Dice già tutto, il sottotitolo italiano di Augure, l’opera prima di Baloji, rapper e artista visuale: Ritorno alle origini. Di questo parliamo: la vicenda biografica come palinsesto narrativo. Koffi, un congolese stabile in Belgio da quindici anni, torna nel villaggio natio per presentare alla famiglia la sua compagna, bianca e per di più incinta. Lì lo considerano uno “zabolo”, cioè uno stregone, e perciò tutti lo guardano con diffidenza (e non è che la relazione con un’europea giochi a suo favore). Il riflesso tra realtà e finzione parte dall’onomastica: in lingua swahili, Baloji starebbe per “uomo di scienza”, ma in epoca colonialista il significato si è ribaltato, appunto, in “stregone”. Uno slittamento rivelatorio: la riflessione post-coloniale per riappropriarsi di una tradizione depredata, riposizionare la prospettiva fuori dallo sguardo occidentale, restituire uno spazio al passato più mitico e ancestrale.

Più che di autobiografia seppur non canonica, potremmo parlare di autofiction, un po’ per lo scavo psicoanalitico e un po’ per la trasfigurazione antinaturalista. Ma l’inconscio è collettivo prima che personale, l’identità singolare si riverbera nella pluralità delle esperienze: il film, infatti, segue le vicende di altri tre personaggi oltre a Koffi, diversi per genere e anagrafe ma accomunati dallo stesso stigma: presenze sciamaniche in comunità soggiogate dalle superstizioni e influenzate dalla persistenza del mito, divergenti poiché dentro e, al contempo, fuori in quanto emarginate. E così, seguendo le marche tipiche di un realismo magico, il racconto personale di un ritorno a casa che si sublima nell’affresco fantasmagorico dall’interno di un continente, del suo popolo e della sua cultura.

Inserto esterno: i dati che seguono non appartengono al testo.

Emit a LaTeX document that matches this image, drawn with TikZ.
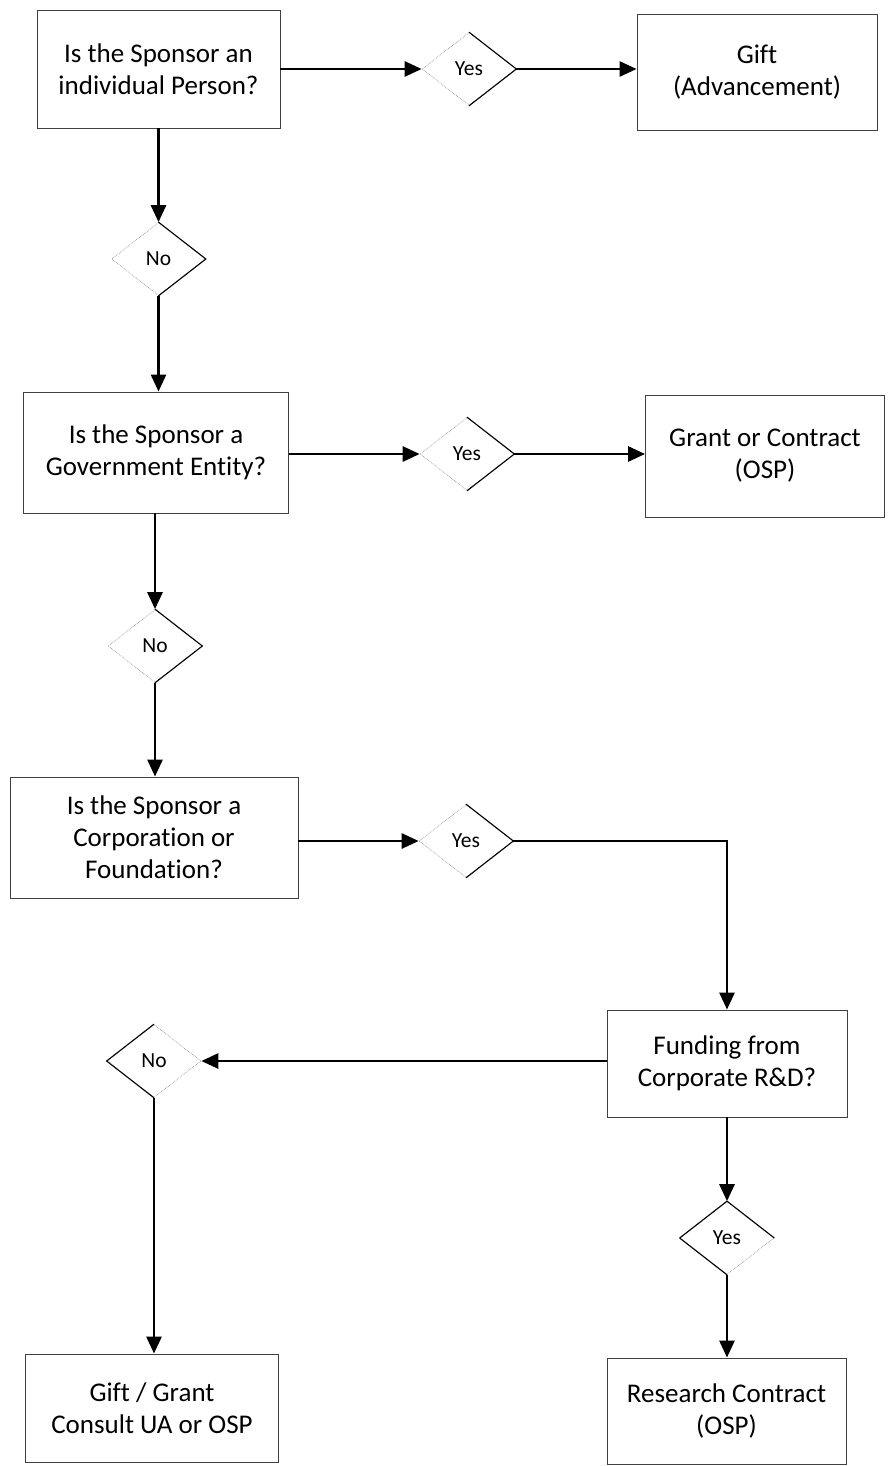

Presentato a Cannes 2023 in Un Certain Regard e passato al 41° Torino Film Festival dove ha vinto nella sezione Crazies, Augure è la cronaca onirica di un esodo, una ricognizione spettacolare sul destino, un percorso di riappaesamento nell’immaginario per riconciliarsi con il passato, convivere con i fantasmi, liberarsi dalle credenze. Ne è venuto fuori un film non privo di ingenuità, quasi una performance immersiva, un flusso libero che non cerca l’ordine nel caos, una vitale ed evocativa esplorazione visiva e sonora.